Debt MFs’ allocation to govt. securities halves in 11 months


Debt mutual fund schemes are playing safe after bitter experiences in the last few months due to exposure towards entities with liquidity issues.

An analysis shows that there has been a significant shift in the manner debt schemes deploy their funds with the allocation towards government securities having halved since March 2018 and the share of corporate debt paper also witnessing a fall while investment in instruments such as bank fixed deposits, asset backed securities, equity-linked debentures and other money market instruments have almost doubled between March 2018 and February 2019.

“A shift in deployment of funds by debt MFs was witnessed in the initial 11 months of FY19,” said the latest analysis by CARE Ratings.

According to the agency, allocations towards government securities have halved since March 2018, while the share of corporate debt paper, including floating rate bonds, non-convertible debentures, fell from 38% in March 2018 to 31% in February 2019.

Other instruments

“The share of certificates of deposit and PSU bonds/debt has dropped marginally in February 2019, compared with March 2018. Investment in other asset types almost doubled from 8% in March 2018 to 15% in February 2019. This segment includes treasury bills, other money market investments, equity linked debentures/notes, asset backed securities, bank FD, etc.,” as per the CARE Ratings report.

Incidentally, the overall exposure of mutual funds towards non-banking finance companies (NBFCs) has dropped from 19% in July 2018 to 15.6% in February 2019.

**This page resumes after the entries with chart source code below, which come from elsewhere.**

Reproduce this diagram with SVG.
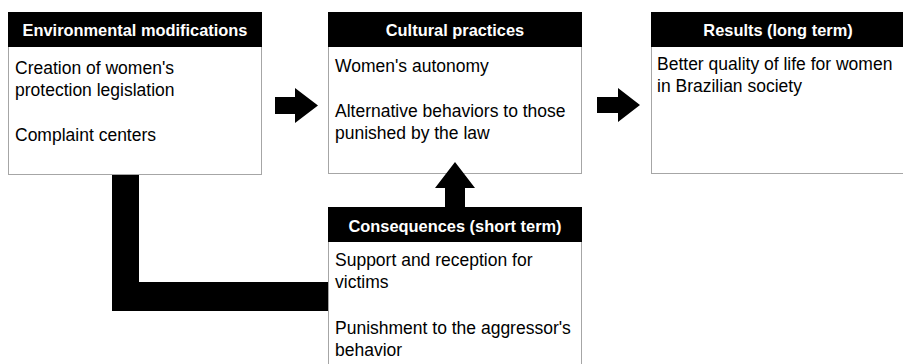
<svg xmlns="http://www.w3.org/2000/svg" width="903" height="364" viewBox="0 0 903 364">
<style>
.box{fill:#fff;stroke:#a6a6a6;stroke-width:1}
.hdr{fill:#000}
.ht{font-family:"Liberation Sans",Arial,sans-serif;font-weight:bold;font-size:16.4px;fill:#fff;text-anchor:middle}
.bt{font-family:"Liberation Sans",Arial,sans-serif;font-size:17.5px;fill:#000}
.conn{fill:#000}
</style>
<rect width="903" height="364" fill="#fff"/>
<g id="connectors">
<path class="conn" d="M112,175 H139 V282 H328 V311 H112 Z"/>
<path class="conn" d="M275,97 H295 V88 L318,105.5 L295,123 V114 H275 Z"/>
<path class="conn" d="M597,97 H618 V88 L640,105 L618,122 V113 H597 Z"/>
</g>
<g id="env">
<rect class="box" x="8.5" y="12.5" width="253" height="162"/>
<rect class="hdr" x="8" y="12" width="254" height="35"/>
<text class="ht" x="135" y="36">Environmental modifications</text>
<text class="bt" x="15" y="74">Creation of women's</text>
<text class="bt" x="15" y="96">protection legislation</text>
<text class="bt" x="15" y="141">Complaint centers</text>
</g>
<g id="cultural">
<rect class="box" x="328.5" y="12.5" width="253" height="161"/>
<rect class="hdr" x="328" y="12" width="254" height="35"/>
<text class="ht" x="455" y="36">Cultural practices</text>
<text class="bt" x="335" y="72">Women's autonomy</text>
<text class="bt" x="335" y="117">Alternative behaviors to those</text>
<text class="bt" x="335" y="139">punished by the law</text>
</g>
<g id="results">
<rect class="box" x="651.5" y="12.5" width="253" height="161"/>
<rect class="hdr" x="651" y="12" width="254" height="35"/>
<text class="ht" x="778" y="36">Results (long term)</text>
<text class="bt" x="657" y="70">Better quality of life for women</text>
<text class="bt" x="657" y="92">in Brazilian society</text>
</g>
<g id="consequences">
<rect class="box" x="328.5" y="207.5" width="253" height="170"/>
<rect class="hdr" x="328" y="207" width="254" height="35"/>
<text class="ht" x="455" y="232">Consequences (short term)</text>
<text class="bt" x="335" y="266">Support and reception for</text>
<text class="bt" x="335" y="288">victims</text>
<text class="bt" x="335" y="334">Punishment to the aggressor's</text>
<text class="bt" x="335" y="356">behavior</text>
</g>
<g id="connectors-up">
<path class="conn" d="M445,207 V188 H435 L455,162 L475,188 H465 V207 Z"/>
</g>
</svg>
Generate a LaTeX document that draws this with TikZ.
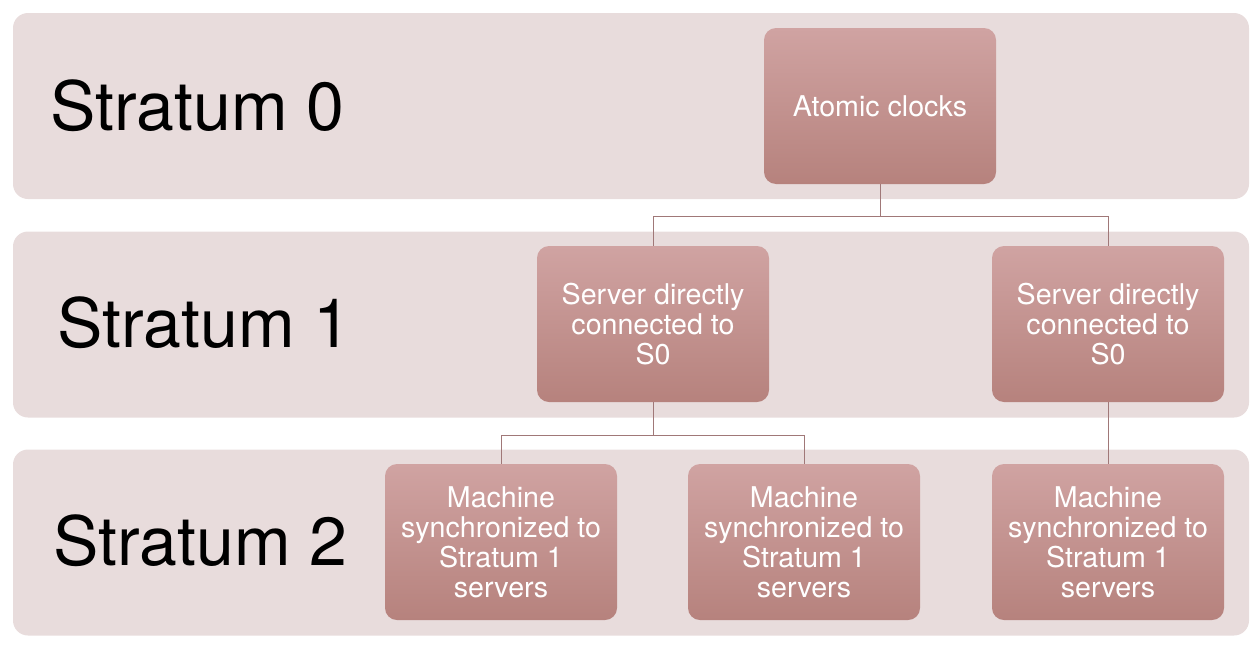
\documentclass[tikz,border=0pt]{standalone}
\usepackage{fontspec}
\setmainfont{TeX Gyre Heros}
\usepackage{tikz}
\usetikzlibrary{positioning}
\definecolor{Band}{RGB}{232,220,220}
\definecolor{BoxTop}{RGB}{208,163,162}
\definecolor{BoxBot}{RGB}{182,130,125}
\definecolor{Wire}{RGB}{160,120,120}
\tikzstyle{Layer}=[rounded corners=15pt,fill=Band,inner sep=0pt,
minimum width=1236pt,minimum height=186pt]
\tikzstyle{Box}=[rounded corners=12pt,top color=BoxTop,bottom color=BoxBot,
minimum width=232pt,minimum height=156pt,align=center,
text=white,font=\fontsize{28.6}{30}\selectfont,inner sep=0pt]
\tikzstyle{Title}=[font=\fontsize{68}{72}\selectfont,anchor=west,inner sep=0pt]
\tikzstyle{Edge}=[draw=Wire,line width=1pt]

\begin{document}
\begin{tikzpicture}[x=1pt,y=-1pt]
        \useasboundingbox (0,0) rectangle (1260,648);
        \node[Layer](L0)at(631,106){};
        \node[Layer](L1)at(631,324.5){};
        \node[Layer](L2)at(631,542.5){};
        \node[Title](T0)at(50,106){Stratum 0};
        \node[Title](T1)at(57,323){Stratum 1};
        \node[Title](T2)at(53,541){Stratum 2};
        \node[Box](A)at(880,106){Atomic clocks};
        \node[Box](S1a)at(653,324){Server directly\\connected to\\S0};
        \node[Box](S1b)at(1108,324){Server directly\\connected to\\S0};
        \node[Box](S2a)at(501,542){Machine\\synchronized to\\Stratum 1\\servers};
        \node[Box](S2b)at(804,542){Machine\\synchronized to\\Stratum 1\\servers};
        \node[Box](S2c)at(1108,542){Machine\\synchronized to\\Stratum 1\\servers};
        \draw[Edge](A.south)--++(0,32)-|(S1a.north);
        \draw[Edge](A.south)--++(0,32)-|(S1b.north);
        \draw[Edge](S1a.south)--++(0,33)-|(S2a.north);
        \draw[Edge](S1a.south)--++(0,33)-|(S2b.north);
        \draw[Edge](S1b.south)--(S2c.north);
    \end{tikzpicture}
\end{document}
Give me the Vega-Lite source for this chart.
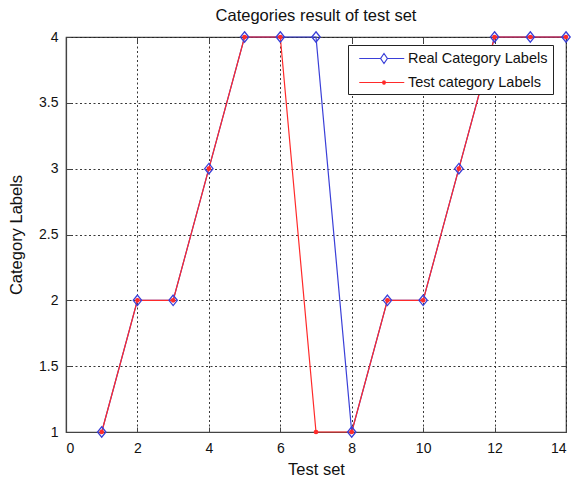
{
  "$schema": "https://vega.github.io/schema/vega-lite/v6.json",
  "width": 500,
  "height": 395,
  "autosize": {"type": "none"},
  "padding": {"left": 66, "top": 37, "right": 11, "bottom": 48},
  "background": "white",
  "config": {
    "font": "Liberation Sans",
    "view": {"stroke": "#444", "strokeWidth": 1.2},
    "axis": {
      "labelFont": "Liberation Sans", "titleFont": "Liberation Sans",
      "labelFontSize": 14, "titleFontSize": 16.5, "titleFontWeight": "normal",
      "labelColor": "#111", "titleColor": "#111",
      "domainColor": "#444", "tickColor": "#444", "domainWidth": 1.2,
      "gridColor": "#222", "gridDash": [2, 2.5], "gridOpacity": 0.9, "gridWidth": 1
    }
  },
  "title": {"text": "Categories result of test set", "font": "Liberation Sans", "fontSize": 16.5, "fontWeight": "normal", "color": "#111", "offset": 5},
  "data": {"values": [
    {"x": 1, "y": 1, "series": "Real Category Labels"},
    {"x": 2, "y": 2, "series": "Real Category Labels"},
    {"x": 3, "y": 2, "series": "Real Category Labels"},
    {"x": 4, "y": 3, "series": "Real Category Labels"},
    {"x": 5, "y": 4, "series": "Real Category Labels"},
    {"x": 6, "y": 4, "series": "Real Category Labels"},
    {"x": 7, "y": 4, "series": "Real Category Labels"},
    {"x": 8, "y": 1, "series": "Real Category Labels"},
    {"x": 9, "y": 2, "series": "Real Category Labels"},
    {"x": 10, "y": 2, "series": "Real Category Labels"},
    {"x": 11, "y": 3, "series": "Real Category Labels"},
    {"x": 12, "y": 4, "series": "Real Category Labels"},
    {"x": 13, "y": 4, "series": "Real Category Labels"},
    {"x": 14, "y": 4, "series": "Real Category Labels"},
    {"x": 1, "y": 1, "series": "Test category Labels"},
    {"x": 2, "y": 2, "series": "Test category Labels"},
    {"x": 3, "y": 2, "series": "Test category Labels"},
    {"x": 4, "y": 3, "series": "Test category Labels"},
    {"x": 5, "y": 4, "series": "Test category Labels"},
    {"x": 6, "y": 4, "series": "Test category Labels"},
    {"x": 7, "y": 1, "series": "Test category Labels"},
    {"x": 8, "y": 1, "series": "Test category Labels"},
    {"x": 9, "y": 2, "series": "Test category Labels"},
    {"x": 10, "y": 2, "series": "Test category Labels"},
    {"x": 11, "y": 3, "series": "Test category Labels"},
    {"x": 12, "y": 4, "series": "Test category Labels"},
    {"x": 13, "y": 4, "series": "Test category Labels"},
    {"x": 14, "y": 4, "series": "Test category Labels"}
  ]},
  "resolve": {"axis": {"x": "independent", "y": "independent"}},
  "layer": [
    {
      "encoding": {
        "x": {"field": "x", "type": "quantitative", "scale": {"domain": [0, 14], "nice": false},
          "axis": {"title": "Test set", "values": [0, 2, 4, 6, 8, 10, 12, 14], "tickSize": -5, "labelPadding": 14, "titlePadding": 6}},
        "y": {"field": "y", "type": "quantitative", "scale": {"domain": [1, 4], "nice": false, "zero": false},
          "axis": {"title": "Category Labels", "values": [1, 1.5, 2, 2.5, 3, 3.5, 4], "format": "~g", "tickSize": -5, "labelPadding": 13, "titlePadding": 14}},
        "color": {"field": "series", "type": "nominal",
          "scale": {"domain": ["Real Category Labels", "Test category Labels"], "range": ["#3a3fd8", "#ff2a2a"]},
          "legend": {
            "title": null, "orient": "none", "legendX": 282, "legendY": 8,
            "strokeColor": "#222", "fillColor": "white", "padding": 5,
            "labelFont": "Liberation Sans", "labelFontSize": 14.5, "labelColor": "#111",
            "symbolSize": 225, "rowPadding": 8, "labelOffset": 38, "symbolStrokeWidth": 1.2,
            "symbolFillColor": "transparent",
            "encode": {"symbols": {"update": {
              "shape": {"signal": "datum.value === 'Real Category Labels' ? 'M-0.3,0L2.55,0M3.45,0L5.7,0M3,-0.67L3.45,0L3,0.67L2.55,0Z' : 'M-0.3,0L5.7,0M2.8,-0.2L3.2,0.2M2.8,0.2L3.2,-0.2M3,-0.3L3,0.3'"},
              "fill": {"value": "white"},
              "fillOpacity": {"value": 0}
            }}}
          }}
      },
      "layer": [
        {"transform": [{"filter": "datum.series === 'Real Category Labels'"}],
         "mark": {"type": "line", "strokeWidth": 1.2}},
        {"transform": [{"filter": "datum.series === 'Test category Labels'"}],
         "mark": {"type": "line", "strokeWidth": 1.2}},
        {"transform": [{"filter": "datum.series === 'Real Category Labels'"}],
         "mark": {"type": "point", "shape": "M0,-1L0.8,0L0,1L-0.8,0Z", "size": 110, "filled": false, "fill": "transparent", "strokeWidth": 1.3, "opacity": 1}},
        {"transform": [{"filter": "datum.series === 'Test category Labels'"}],
         "mark": {"type": "point", "shape": "circle", "size": 22, "filled": true, "opacity": 1}}
      ]
    },
    {
      "mark": {"type": "point", "opacity": 0},
      "encoding": {
        "x": {"field": "x", "type": "quantitative",
          "axis": {"orient": "top", "title": null, "labels": false, "grid": false, "domain": false, "values": [0, 2, 4, 6, 8, 10, 12, 14], "tickSize": -5}},
        "y": {"field": "y", "type": "quantitative",
          "axis": {"orient": "right", "title": null, "labels": false, "grid": false, "domain": false, "values": [1, 1.5, 2, 2.5, 3, 3.5, 4], "tickSize": -5}}
      }
    }
  ]
}
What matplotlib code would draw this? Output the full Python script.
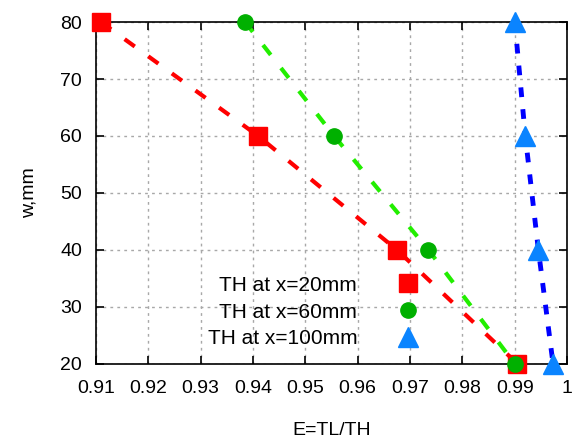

Further, as per CARE Ratings, after the liquidity crisis triggered in the NBFC space, mutual funds withdrew more than one-third of their investments from commercial papers.

Lowest since Dec. 2017

“The percentage share of funds deployed in commercial papers of NBFCs was at the lowest at 7.7% in February 2019, since December 2017,” said the report, while adding that debt mutual funds held ₹1.08 lakh crore funds in commercial papers of NBFCs in February 2019.